The Mother of Moses (Simeon Solomon)
(Delaware Art Museum)
Exodus 2.1-10: Letting Go and Lifting Up
When Moses’ mother, Jochebed, coated the papyrus basket with tar, placed her son in it and sent him down the River Nile, she had no idea what would happen. Would someone find him? And if so, who? Would it be someone who would care for him as she had? Or would it be someone who wished him harm - one of Pharaoh’s people who would carry out the orders to kill the child?
Further down river, Pharaoh’s daughter also faces a decision. Having discovered the basket caught amongst the reeds and sent her servant to retrieve it, she must determine what to do. Surprisingly, despite discovering the Hebrew baby inside, she chose to have pity; to lift up the baby from the river and to look after his needs.
Both women had to make a choice which was grounded in trust. One chooses to let go of the most precious thing she knew, trusting in God to keep it safe for her. The other, even in the face of entrenched prejudice and going against what she knows are her father’s wishes, chooses to lift up this child in need.
Letting go of someone you love and entrusting them to someone else is possibly one of the hardest things any of us has to do. During this pandemic, we have had to do that more than usual, whether it is entrusting an elderly parent to a care home we haven’t been able to visit in person; or taking a sick relative to the hospital, knowing that we cannot visit; or watching a newly adult child leave to go to university and/or a job in a different city.
Entrusting always carries a risk, but knowing when to let go is a fundamental part of not just caring for people we love, but also projects and activities we love. And, as the experience of Moses’ family goes to show, letting go can lead to new opportunities. Moses’ future as a leader of his people, was started the day his Mother let go and trusted him into God’s care.
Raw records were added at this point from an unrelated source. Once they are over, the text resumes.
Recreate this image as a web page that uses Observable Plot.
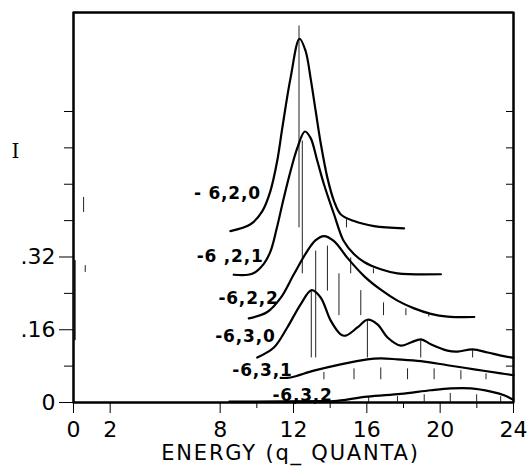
<!DOCTYPE html>
<html><head><meta charset="utf-8">
<script src="https://cdn.jsdelivr.net/npm/d3@7"></script>
<script src="https://cdn.jsdelivr.net/npm/@observablehq/plot@0.6"></script>
<style>body{margin:0;background:#fff} svg{display:block}</style>
</head><body><div id="chart"></div>
<script>
// Spectra labels (top to bottom)
const seriesNames = ["- 6,2,0", "-6 ,2,1", "-6,2,2", "-6,3,0", "-6,3,1", "-6,3,2"];

// Envelope curves: energy (q_ quanta) and intensity I (vertically offset as plotted)
const energy620 = [8.56, 9.66, 10.30, 10.74, 11.11, 11.39, 11.84, 12.33, 12.66, 12.93, 13.21, 13.49, 13.85, 14.21, 14.57, 15.30, 16.39, 18.03];
const inten620  = [0.377, 0.392, 0.421, 0.465, 0.531, 0.604, 0.714, 0.800, 0.773, 0.714, 0.641, 0.569, 0.494, 0.443, 0.414, 0.399, 0.388, 0.383];

const energy621 = [8.74, 9.75, 10.38, 10.75, 11.08, 11.46, 11.84, 12.21, 12.62, 12.93, 13.30, 13.66, 14.21, 14.74, 15.28, 15.85, 16.76, 17.67, 20.04];
const inten621  = [0.281, 0.283, 0.305, 0.333, 0.382, 0.448, 0.509, 0.560, 0.596, 0.582, 0.531, 0.480, 0.414, 0.355, 0.327, 0.309, 0.293, 0.284, 0.282];

const energy622 = [9.56, 10.57, 11.30, 12.02, 12.75, 13.21, 13.66, 14.21, 14.94, 15.85, 16.76, 17.67, 18.58, 19.49, 20.40, 21.86];
const inten622  = [0.185, 0.199, 0.230, 0.282, 0.333, 0.357, 0.366, 0.355, 0.318, 0.278, 0.248, 0.224, 0.207, 0.195, 0.189, 0.188];

const energy630 = [10.02, 10.93, 11.66, 12.39, 12.99, 13.48, 14.03, 14.57, 14.85, 15.49, 16.03, 16.58, 17.13, 17.85, 18.40, 18.95, 19.49, 20.40, 20.95, 21.77, 22.59, 23.32, 24.0];
const inten630  = [0.099, 0.121, 0.165, 0.216, 0.247, 0.231, 0.180, 0.150, 0.147, 0.165, 0.182, 0.172, 0.143, 0.125, 0.132, 0.139, 0.128, 0.114, 0.112, 0.117, 0.110, 0.103, 0.098];

const energy631 = [11.30, 11.84, 13.11, 14.57, 16.03, 16.76, 17.67, 18.95, 20.40, 21.86, 23.32, 24.0];
const inten631  = [0.054, 0.055, 0.070, 0.084, 0.095, 0.097, 0.095, 0.091, 0.082, 0.073, 0.064, 0.060];

const energy632 = [8.5, 9.5, 13.5, 14.21, 16.03, 17.85, 19.49, 20.58, 21.68, 22.77, 23.49, 24.0];
const inten632  = [0.002, 0.002, 0.003, 0.003, 0.013, 0.019, 0.027, 0.031, 0.031, 0.024, 0.016, 0.006];

// Stick spectrum lines: energy, lower and upper intensity
const stickEnergy = [12.30, 14.89, 12.48, 13.21, 12.97, 13.85, 15.12, 16.36, 14.48, 15.67, 16.91, 18.13, 19.38, 16.03, 18.94, 21.77,
                     13.66, 15.30, 16.76, 18.22, 19.67, 21.13, 22.50,
                     16.10, 17.67, 19.13, 20.55, 21.99, 23.30,
                     0.55, 0.64];
const stickLow    = [0.384, 0.384, 0.283, 0.098, 0.098, 0.245, 0.283, 0.283, 0.191, 0.191, 0.191, 0.191, 0.188, 0.098, 0.098, 0.098,
                     0.050, 0.050, 0.050, 0.050, 0.050, 0.050, 0.050,
                     0, 0, 0, 0, 0, 0,
                     0.418, 0.286];
const stickHigh   = [0.828, 0.406, 0.575, 0.333, 0.245, 0.344, 0.318, 0.294, 0.283, 0.246, 0.219, 0.206, 0.195, 0.180, 0.136, 0.114,
                     0.066, 0.074, 0.076, 0.074, 0.074, 0.070, 0.063,
                     0.012, 0.013, 0.017, 0.020, 0.017, 0.013,
                     0.451, 0.301];
// heavy mark along the I axis
const axisStickEnergy = [0.05];
const axisStickLow = [0.136];
const axisStickHigh = [0.312];

// Label anchor points (right end of each label)
const labelEnergy = [10.22, 10.37, 11.19, 11.02, 11.95, 14.14];
const labelInten  = [0.459, 0.322, 0.228, 0.144, 0.070, 0.015];

// Axes
const xDomain = [0, 24];
const yDomain = [0, 0.8577];
const xMajorTicks = [0, 2, 8, 12, 16, 20, 24];
const xMinorTicks = [10, 14, 18, 22];
const yLabeledTicks = [0, 0.16, 0.32];
const yTicks = [0.08, 0.24, 0.40, 0.48, 0.56, 0.64];
const yAllTicks = [0.08, 0.16, 0.24, 0.32, 0.40, 0.48, 0.56, 0.64];
const xTitle = "ENERGY (q_ QUANTA)";
const yTitle = "I";
const yTitlePos = 0.552;

// Build tables
const curveEs = [energy620, energy621, energy622, energy630, energy631, energy632];
const curveIs = [inten620, inten621, inten622, inten630, inten631, inten632];
const curves = [];
seriesNames.forEach((n, k) => curveEs[k].forEach((e, i) => curves.push({name: n, E: e, I: curveIs[k][i]})));
const sticks = stickEnergy.map((e, i) => ({E: e, lo: stickLow[i], hi: stickHigh[i]}));
const axisSticks = axisStickEnergy.map((e, i) => ({E: e, lo: axisStickLow[i], hi: axisStickHigh[i]}));
const labels = seriesNames.map((n, i) => ({name: n, E: labelEnergy[i], I: labelInten[i]}));

const blank = () => "";
const chart = Plot.plot({
  width: 528, height: 470,
  marginTop: 12, marginBottom: 68, marginLeft: 73, marginRight: 15,
  style: {fontFamily: "DejaVu Sans"},
  x: {domain: xDomain, axis: null},
  y: {domain: yDomain, axis: null},
  marks: [
    Plot.frame({stroke: "black", strokeWidth: 2}),
    Plot.ruleX(xDomain, {stroke: "black", strokeWidth: 2}),
    Plot.ruleY(yDomain, {stroke: "black", strokeWidth: 2}),
    Plot.ruleX(sticks, {x: "E", y1: "lo", y2: "hi", stroke: "#222", strokeWidth: 1}),
    Plot.ruleX(axisSticks, {x: "E", y1: "lo", y2: "hi", stroke: "#111", strokeWidth: 2.5}),
    Plot.line(curves, {x: "E", y: "I", z: "name", curve: "catmull-rom", stroke: "black", strokeWidth: 2.2}),
    Plot.text(labels, {x: "E", y: "I", text: "name", textAnchor: "end", fontSize: 17, fontWeight: "bold", fill: "black"}),
    Plot.axisX(xMajorTicks, {label: null, tickSize: 11, tickPadding: 8, fontSize: 22, tickFormat: d => String(d)}),
    Plot.axisX(xMinorTicks, {label: null, tickSize: 6, tickFormat: blank}),
    Plot.axisY(yLabeledTicks, {label: null, anchor: "left", tickSize: 14, tickPadding: 4, fontSize: 22,
      tickFormat: d => d === 0 ? "0" : d3.format(".2f")(d).slice(1)}),
    Plot.axisY(yTicks, {label: null, anchor: "left", tickSize: 9, tickFormat: blank}),
    Plot.axisY(yAllTicks, {label: null, anchor: "right", tickSize: 8, dx: -8, tickFormat: blank}),
    Plot.text([yTitle], {frameAnchor: "left", y: [yTitlePos], dx: -62, fontSize: 20, fontFamily: "DejaVu Serif", fill: "black"}),
    Plot.text([xTitle], {frameAnchor: "bottom", dy: 57, dx: -3, fontSize: 21, fill: "black"})
  ]
});
d3.select(chart).selectAll("text").filter(function(){ return this.textContent === xTitle; }).attr("letter-spacing", "1.8px");
d3.select(chart).selectAll("text").filter(function(){ return seriesNames.includes(this.textContent); }).attr("letter-spacing", "0.8px");
document.getElementById("chart").appendChild(chart);
</script>
</body></html>
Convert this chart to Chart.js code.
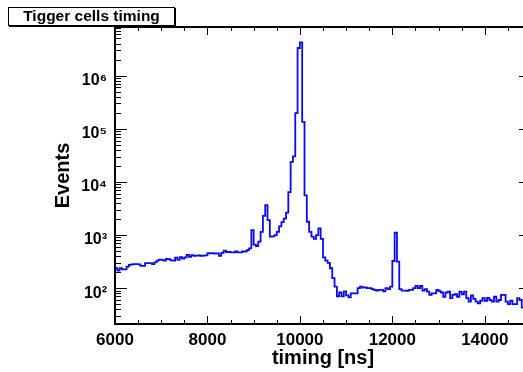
<!DOCTYPE html>
<html><head><meta charset="utf-8">
<script src="https://cdn.jsdelivr.net/npm/chart.js@4/dist/chart.umd.min.js"></script>
<style>html,body{margin:0;padding:0;background:#fff;overflow:hidden;width:523px;height:372px}canvas{display:block}</style>
</head><body><canvas id="c" width="545" height="372"></canvas>
<script>
const histTitle = 'Tigger cells timing';
const xTitle = 'timing [ns]';
const yTitle = 'Events';
const xMin = 6000, xMax = 15000, binWidth = 50;
const yMin = 21.2, yMax = 8.2e6;
const xTickValues = [6000, 8000, 10000, 12000, 14000];
const yTickValues = [1e2, 1e3, 1e4, 1e5, 1e6];
const yTickLabels = ['10\u00B2', '10\u00B3', '10\u2074', '10\u2075', '10\u2076'];
// counts per 50 ns bin starting at 6000 ns
const counts = [
  237, 214, 237, 226, 226, 254, 274, 280, 283, 283,
  280, 262, 262, 295, 295, 295, 283, 305, 330, 345,
  340, 330, 355, 350, 335, 330, 375, 340, 385, 360,
  380, 422, 390, 420, 405, 410, 412, 405, 410, 415,
  454, 450, 455, 448, 452, 405, 460, 507, 480, 480,
  470, 470, 490, 470, 470, 490, 490, 520, 562, 1240,
  660, 620, 750, 1150, 2290, 3660, 1910, 930, 940, 1000,
  1150, 1460, 1750, 2040, 2630, 6410, 23700, 30300, 197000, 3300000,
  4200000, 134000, 5560, 1780, 1150, 930, 850, 1000, 1330, 850,
  381, 330, 300, 237, 155, 107, 70, 83, 70, 87,
  73, 67, 80, 80, 80, 100, 107, 103, 103, 100,
  100, 96, 93, 90, 93, 93, 87, 100, 96, 107,
  325, 1104, 316, 96, 90, 90, 89, 93, 93, 100,
  110, 100, 110, 90, 96, 86, 75, 80, 80, 93,
  88, 83, 69, 83, 86, 65, 75, 77, 69, 86,
  77, 86, 65, 56, 73, 63, 56, 52, 58, 65,
  58, 66, 60, 56, 69, 56, 60, 75, 75, 56,
  50, 58, 50, 50, 65, 60, 43
];

const points = [{x: xMin, y: yMin / 10}];
counts.forEach((c, i) => points.push({x: xMin + i * binWidth, y: c}));
points.push({x: xMin + counts.length * binWidth, y: counts[counts.length - 1]});

const FONT = "'Liberation Sans', Arial, Helvetica, sans-serif";

const rootFrame = {
  id: 'rootFrame',
  afterDraw(chart) {
    const {ctx, chartArea: a, scales} = chart;
    const xs = scales.x, ys = scales.y;
    ctx.save();
    ctx.strokeStyle = '#000';
    ctx.lineWidth = 1;
    ctx.beginPath();
    for (let v = xMin; v <= xMax; v += 500) {
      const px = Math.round(xs.getPixelForValue(v)) + 0.5;
      const len = (v % 2000 === 0) ? 8 : 4;
      ctx.moveTo(px, a.bottom); ctx.lineTo(px, a.bottom - len);
      ctx.moveTo(px, a.top); ctx.lineTo(px, a.top + len);
    }
    for (let d = 1; d <= 7; d++) {
      for (let m = 1; m <= 9; m++) {
        const v = m * Math.pow(10, d);
        if (v < yMin || v > yMax) continue;
        const py = Math.round(ys.getPixelForValue(v)) + 0.5;
        const len = (m === 1) ? 12 : 6;
        ctx.moveTo(a.left, py); ctx.lineTo(a.left + len, py);
        ctx.moveTo(a.right, py); ctx.lineTo(a.right - len, py);
      }
    }
    ctx.stroke();
    ctx.lineWidth = 2;
    ctx.strokeRect(a.left, a.top, a.right - a.left, a.bottom - a.top);
    // title box
    ctx.fillStyle = '#fff';
    ctx.fillRect(8, 7, 167, 19);
    ctx.lineWidth = 1;
    ctx.strokeRect(8.5, 7.5, 166, 18);
    ctx.beginPath();
    ctx.moveTo(175.5, 8); ctx.lineTo(175.5, 26.5); ctx.lineTo(9, 26.5);
    ctx.stroke();
    ctx.fillStyle = '#000';
    ctx.font = 'bold 15.5px ' + FONT;
    ctx.textAlign = 'center';
    ctx.textBaseline = 'alphabetic';
    ctx.fillText(histTitle, 91.5, 21);
    ctx.restore();
  }
};

new Chart(document.getElementById('c'), {
  type: 'line',
  data: {
    datasets: [{
      data: points,
      stepped: true,
      borderColor: 'rgb(10,10,235)',
      borderWidth: 1.8,
      pointRadius: 0,
      fill: false,
      tension: 0
    }]
  },
  options: {
    responsive: false,
    devicePixelRatio: 1,
    animation: false,
    parsing: false,
    layout: {padding: {left: 0, right: 14, top: 27, bottom: 0}},
    plugins: {legend: {display: false}, tooltip: {enabled: false}, title: {display: false}},
    scales: {
      x: {
        type: 'linear', position: 'bottom', min: xMin, max: xMax,
        afterFit: s => { s.height = 48; },
        afterBuildTicks: s => { s.ticks = xTickValues.map(v => ({value: v})); },
        grid: {display: false, drawTicks: false},
        border: {display: false},
        ticks: {
          padding: 6, color: '#000', maxRotation: 0, autoSkip: false,
          font: {family: FONT, weight: 'bold', size: 17},
          callback: v => String(v)
        },
        title: {display: true, text: xTitle, color: '#000',
          font: {family: FONT, weight: 'bold', size: 20}, padding: {top: 0, bottom: 2}}
      },
      y: {
        type: 'logarithmic', position: 'left', min: yMin, max: yMax,
        afterFit: s => { s.width = 115; },
        afterBuildTicks: s => { s.ticks = yTickValues.map(v => ({value: v})); },
        grid: {display: false, drawTicks: false},
        border: {display: false},
        ticks: {
          padding: 8, color: '#000', autoSkip: false, labelOffset: 5,
          font: {family: FONT, weight: 'bold', size: 16},
          callback: (v, i) => yTickLabels[i]
        },
        title: {display: true, text: yTitle, color: '#000',
          font: {family: FONT, weight: 'bold', size: 20}, padding: {top: 51, bottom: 0}}
      }
    }
  },
  plugins: [rootFrame]
});
</script>
</body></html>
Often, as we let go of one thing, we find we are able to move forward and, in doing so, we discover space in our lives for new opportunities. And so, as we continue our journey through Lent, perhaps now is a good time to consider what we each need to let go of.
• Are there things in your life today that you are holding on to?
• Could they instead be entrusted to someone else?
• As you let go of that one thing, is there something else you are being called to lift up?